The route was swarming with people on thier way up which was a bit unnerving when you are trying to move quickly and unroped. Lots of unbashful reached around and through the roped up parties.
Most of the fresh snow was now melted below the Tete Rous hut now and the Ibex were out and about.
The descent is actually really long. From the top, it is 8000ft of descending down to the train stop. We made it to the station just a few minutes before the depature of a train (saving up to an hour of waiting around) and were stoked to not only have made the summit but also to be in nice weather!
At the bottom, we packed and sorted gear and then Mike bid us fairwell since he had to get back to work in Germany. John and I met up with a friend in Cham for a bit and then headed off through the tunnel and back into Italia. John was pretty impressed with all the castles in the Aosta valley
We stopped for a pizza and to get some beta on the Tour de France route in Pre St Didier and decided we would watch the climb to the petit St Bernard pass which is the transition from Italy back into France. After pitching a tent for the night part of the way up the hill, we awoke to a pretty bleak sky and decided to go to Courmayeur for some breakfast.

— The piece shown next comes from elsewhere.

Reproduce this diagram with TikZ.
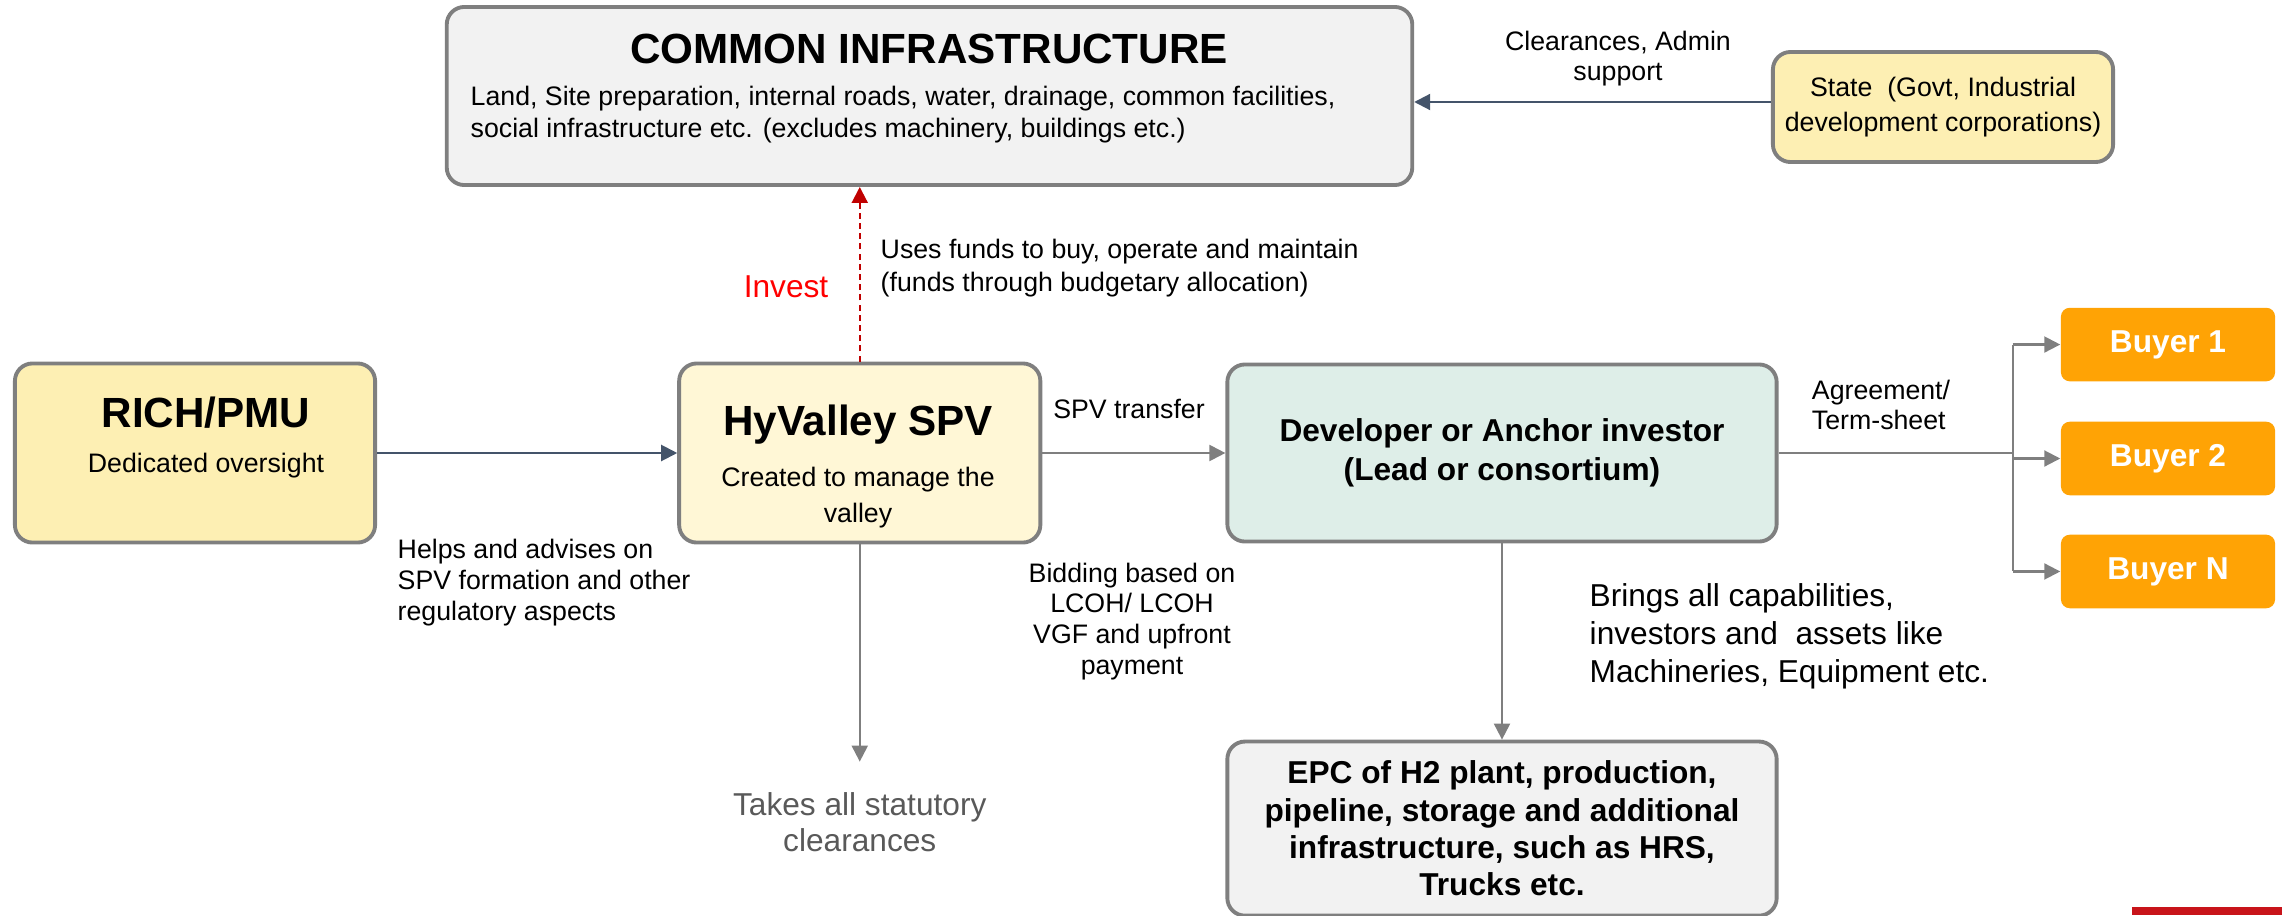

The clouds broke and it was perfect weathe to just hang out, drink some beers and watch the festivities of the tour.
There were a bunch of great local parades in La Thiule - particularly the dancers with all of the bells on.
While watching some bike races might be a bit boring, this was pretty amazing. The atmosphere was fantastic - everyone partying, team cars riding by throwing out all sorts of schwag and perfect weather.
Lance came by with most of his team in the second group of riders. He had one team mate in the first group of about ten but he put on an attack just after passing us and Lance cought up to the leaders. Watching these guys ride uphill at that pace during a 1000m climb is AMAZING.
All in all... it was a great trip. Of course, every new place you see, you tick one more thing off the list of what you want to do but then discover something new an add two more! La dulce vita!